Ketakjuban terjadi saat semua indera mulai merasa apa yang sesungguhnya terjadi di sekitar saya. Saat berhadapan dengan banyak ciptaan Tuhan yang tidak boleh dianggap sekadar “objek”. Takjub, heran, dan penasaran mengiringi proses saya menyesuaikan diri menjadi peneliti muda di sebuah organisasi penelitian. Sebuah wadah pemikiran yang bermisi mengejawantahkan gagasan cemerlang menjadi sebuah tindakan nyata: World Resources Institute (WRI) Indonesia. WRI Indonesia memberi saya kesempatan belajar bersama 18 kawan yang tergabung dalam tim Wahana Riset Indonesia. Tim yang dibentuk oleh WRI Indonesia sebagai inkubator mematangkan jiwa meneliti dan budaya berpikir ilmiah bagi pemuda-pemudi negeri.

Di dalam tim Wahana, kami mempelajari banyak hal: lingkungan hidup, ekonomi, iklim, dan kelangsungan hidup manusia.
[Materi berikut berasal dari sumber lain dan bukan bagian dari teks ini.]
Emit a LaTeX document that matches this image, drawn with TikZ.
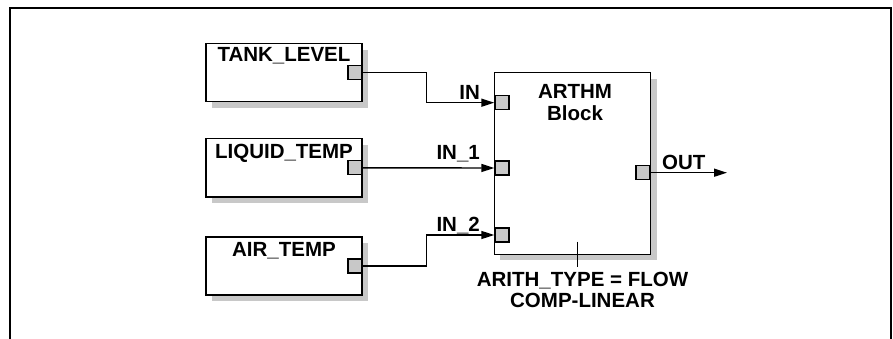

Penyesuaian diri dari seorang praktikan laboratorium dalam sebuah dunia yang holistik sungguh menantang. Saya terkesima menyaksikan pergulatan keilmuan dan keilmiahan orang-orang cemerlang di sekitar saya, yang bahkan bergulat dalam aras global. Setelah hari-hari berganti, interaksi antara tim Wahana dan personil WRI lebih sering terjadi. Dari intensitas ini, kawan-kawan mulai saling mengamati dan mengerti.

Dalam suatu obrolan makan malam yang santai, Mas Dean Y. Affandi, peneliti di bidang Inisiatif Satu Peta yang juga merupakan supervisor kami, memberi wejangan penyemangat kepada kami. Obrolan tersebut menjadi titik tolak memperluas cara pandang. Iklim yang terbina di WRI penuh pembinaan dan kematangan berpikir. Kawan-kawan belajar dan bekerja bersama, mengobrol dan berdiskusi tanpa menggurui, tanpa perlu merasa siapa lebih pintar. Profesionalitas sangat terasa saat bekerja, di luar itu, pembawaan yang santai dan kekeluargaan membuat kami akrab. Lingkungan seperti ini sangat membantu saya berproses dan beradaptasi.

Belajar, mungkin bisa saya artikan sebagai wujud syukur. Bersyukur pada Tuhan yang telah menganugerahi kita dengan akal dan hati. Akal dan hati adalah sarana yang telah dilekatkan pada raga yang harus kita kelola. Dan, dalam belajar mungkin akan ada ujian: Kejujuran pekerti dan kelembutan budi.

Kita berhadapan dengan semesta manusia: Kesadarannya akan diri dan alam, budi dan daya dari pemikirannya, kekuatan mencipta dan membangun, juga potensi merusak. Juga, perangainya serta hasil dari semua interaksinya yang tidak mudah diprediksi. Kejadian yang melibatkan manusia dan perkembangan pemikirannya di dunia tidak sekalem mikroba di cawan petri. Dan, inilah, wahana penelitian yang sesungguhnya.